2. ADAM BROWN & COMPANY LTD VS. COMMISSIONER OF LANDS HCMC 1692/2002 (unreported) a decision by Hon. Emukule J.
3. REPUBLIC VS. PERMANENT SECRETARY MINISTRY OF PLANNING AND NATIONAL DEVELOPMENT ex parte PROF. MWANGI KIMENYIMisc. Civil Application No. 1769 of 2004 (unreported) a decision by Hon. Nyamu J.
In Republic Vrs. Judicial Commission of Inquiry into the Goldenberg Affairs: Hon. Mr. Justice of Appeal S.E.O. Bosire, Mr. Nzamba Kitonga, and Peter le Pelley S.C. Misc. Civil Application No. 416 of 2006 a bench of three judges faced with an application for amendment of a notice of motion in a judicial review matter stated thus:-
“Turning to amendments to the notice of motion although the Order 53 Rules are silent on whether amendments to the notice of motion should be allowed, …….. amendments may be allowed so that the notice of motion tallies with the statement (which is the main pleading in Judicial review). In our view, we find and hold that the court has inherent powers to allow such amendments.”
The said judges proceeded to allow the amendment for what they stated to be in order to preserve the subject matter for hearing on merit and in order not to occasion any prejudice to the applicant before the hearing of the notice of motion on merit. In a case decided in this court being HC Misc. Application Number 156 of 2003 [Meru]David Kinyua Bedford Vrs. Festus Mbaya & others. The court had this to say:-
“In the event, I am persuaded and appropriately saw, I think that where the motion seeking judicial review orders is wrongly intituled then the remedy is not an order of striking out as so often being done by the High Court but an order of amendment of the document.”
I too will state that I am of the same persuasion that this court can invoke its inherent power to allow an amendment to notice of motion in a judicial review.

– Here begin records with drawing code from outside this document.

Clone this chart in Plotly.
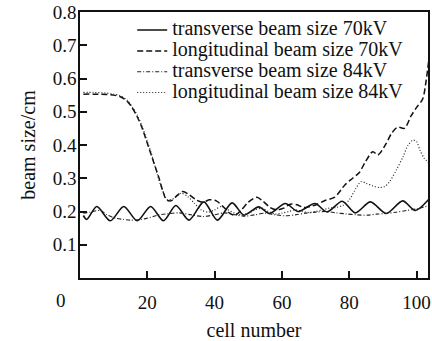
import plotly.graph_objects as go

# cell positions and beam sizes (cm)
cell_t70 = [1, 2, 5, 9, 13, 17, 21, 24.8, 28.5, 32.4, 36.8, 40.8, 45.2, 48.7, 53.1, 56.3,
            61, 64.8, 69.8, 73.4, 77.9, 81.8, 86.3, 91, 95.9, 99.6, 103.9]
size_t70 = [0.188, 0.176, 0.215, 0.172, 0.215, 0.172, 0.215, 0.172, 0.218, 0.174, 0.229,
            0.174, 0.226, 0.189, 0.214, 0.194, 0.224, 0.2, 0.224, 0.199, 0.231, 0.196,
            0.229, 0.194, 0.232, 0.203, 0.24]

cell_l70 = [1, 4, 8, 10, 12, 14, 15.5, 17, 18.5, 20, 21.5, 22.5, 23.5, 24.5, 25.7, 27, 28.5,
            30.5, 32.5, 34.5, 36.5, 38.5, 40.5, 42.5, 44.5, 46, 48, 50, 52.5, 54.5, 56.5,
            58.5, 60.5, 62.5, 64.5, 66.5, 68.5, 70.5, 72.8, 75.7, 78.7, 81, 83, 84.6, 87,
            88.5, 91, 92.5, 94.4, 96.4, 98.4, 100, 101.8, 102.8, 103.8]
size_l70 = [0.553, 0.553, 0.552, 0.55, 0.545, 0.532, 0.512, 0.485, 0.45, 0.405, 0.36, 0.33,
            0.3, 0.265, 0.235, 0.232, 0.245, 0.26, 0.25, 0.235, 0.228, 0.235, 0.232, 0.215,
            0.195, 0.188, 0.205, 0.228, 0.243, 0.23, 0.212, 0.205, 0.21, 0.222, 0.22, 0.212,
            0.215, 0.222, 0.233, 0.243, 0.28, 0.3, 0.317, 0.346, 0.38, 0.37, 0.405, 0.434,
            0.454, 0.45, 0.488, 0.513, 0.538, 0.59, 0.67]

cell_t84 = [1, 3, 6, 8, 10.5, 13, 15, 18, 20, 23.5, 26, 29.5, 33, 36.5, 40, 43, 46, 49, 52,
            55, 58, 61, 64, 67, 70, 73, 76, 79, 82, 85.5, 88, 91, 94, 97, 100, 103.8]
size_t84 = [0.195, 0.198, 0.203, 0.19, 0.18, 0.176, 0.174, 0.176, 0.18, 0.19, 0.193, 0.196,
            0.19, 0.185, 0.19, 0.196, 0.19, 0.186, 0.19, 0.195, 0.19, 0.187, 0.19, 0.195,
            0.198, 0.2, 0.196, 0.193, 0.19, 0.189, 0.192, 0.194, 0.198, 0.203, 0.208, 0.218]

cell_l84 = [1, 4, 8, 10, 12, 14, 15.5, 17, 18.5, 20, 21.5, 23, 24.5, 26, 28, 30, 32, 34, 36,
            38, 40, 42, 44, 46, 48, 50, 52, 54, 56, 58, 60, 62, 64, 66, 68, 70, 72, 74, 76,
            78, 80, 82, 83.5, 85, 87, 89, 90.5, 92, 94, 96, 97.5, 99, 100, 101, 102.3, 103.8]
size_l84 = [0.558, 0.558, 0.556, 0.553, 0.548, 0.535, 0.515, 0.49, 0.455, 0.41, 0.365, 0.31,
            0.265, 0.235, 0.24, 0.255, 0.245, 0.225, 0.205, 0.198, 0.205, 0.215, 0.205,
            0.195, 0.19, 0.195, 0.205, 0.21, 0.2, 0.192, 0.195, 0.2, 0.205, 0.2, 0.197, 0.2,
            0.205, 0.21, 0.212, 0.218, 0.235, 0.27, 0.29, 0.285, 0.277, 0.272, 0.275, 0.29,
            0.325, 0.365, 0.4, 0.415, 0.41, 0.385, 0.36, 0.345]

series_names = ["transverse beam size 70kV", "longitudinal beam size 70kV",
                "transverse beam size 84kV", "longitudinal beam size 84kV"]

x_ticks = [20, 40, 60, 80, 100]
y_ticks = [0.1, 0.2, 0.3, 0.4, 0.5, 0.6, 0.7, 0.8]

FONT = "Liberation Serif"

styles = [
    dict(color="#111", width=1.6, dash="solid"),
    dict(color="#111", width=1.5, dash="6px,3px"),
    dict(color="#222", width=1.1, dash="4px,2px,1px,2px"),
    dict(color="#222", width=1.2, dash="1px,2px"),
]
data = [(cell_t70, size_t70), (cell_l70, size_l70), (cell_t84, size_t84), (cell_l84, size_l84)]

fig = go.Figure()
for (xs, ys), name, st in zip(data, series_names, styles):
    fig.add_trace(go.Scatter(
        x=xs, y=ys, mode="lines", line=dict(shape="spline", smoothing=0.8, **st),
        name=f"<span style='font-size:20px'>{name}</span>",
    ))

axis_common = dict(
    showgrid=False, zeroline=False, showline=True, linecolor="#111", linewidth=1.5,
    mirror=True, ticks="inside", ticklen=7, tickwidth=1.5, tickcolor="#111",
    tickfont=dict(family=FONT, size=19, color="#111"),
)

fig.update_layout(
    width=432, height=341,
    margin=dict(l=80, r=2, t=11, b=61),
    paper_bgcolor="white", plot_bgcolor="white",
    font=dict(family=FONT, color="#111"),
    showlegend=True,
    legend=dict(x=0.15, y=0.99, xanchor="left", yanchor="top",
                bgcolor="rgba(0,0,0,0)", font=dict(family=FONT, size=13.7, color="#111"),
                itemwidth=30, tracegroupgap=0),
    xaxis=dict(range=[0, 103.4], tickvals=x_ticks, ticktext=[str(v) for v in x_ticks],
               ticklabelstandoff=6,
               title=dict(text="cell number", font=dict(family=FONT, size=20), standoff=12),
               **axis_common),
    yaxis=dict(range=[0, 0.8], tickvals=y_ticks, ticktext=[f"{v:.1f}" for v in y_ticks],
               ticklabelstandoff=-2,
               title=dict(text="beam size/cm", font=dict(family=FONT, size=20), standoff=12),
               **axis_common),
)

# shared origin label under the corner
fig.add_annotation(text="0", xref="paper", yref="paper", x=-0.054, y=-0.085,
                   xanchor="center", yanchor="middle", showarrow=False,
                   font=dict(family=FONT, size=19, color="#111"))

fig.write_html("out.html")
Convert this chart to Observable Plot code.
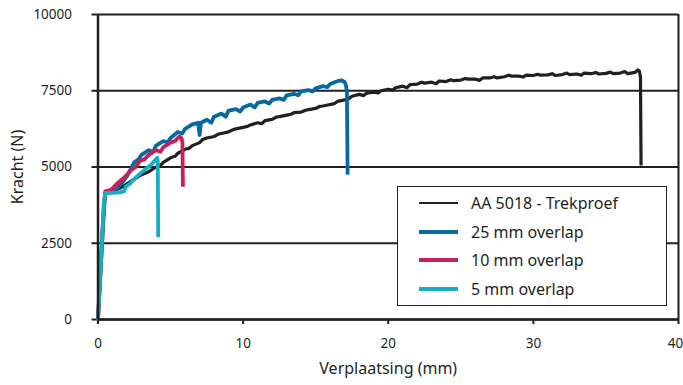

The courts are as always clothed with inherent power and can at any time invoke such power even in instances where there is an abuse of the court process to stop such abuse. In this case, that power can be invoked to enable a party proceed to a hearing without occasioning prejudice. The amendment sought by the applicant is merely to correct an irregularity. I find the application merited and I hereby proceed to grant the following orders:-
1. That this court does hereby grant leave to the applicant to amend the notice of motion dated 15 November 2005 as per the annexure annexed to the chamber summons dated 6th July 2009.
2. The costs of the chamber summons dated 6th July 2009 shall be in the cause.
Dated and delivered at Meru this 6th November 2009.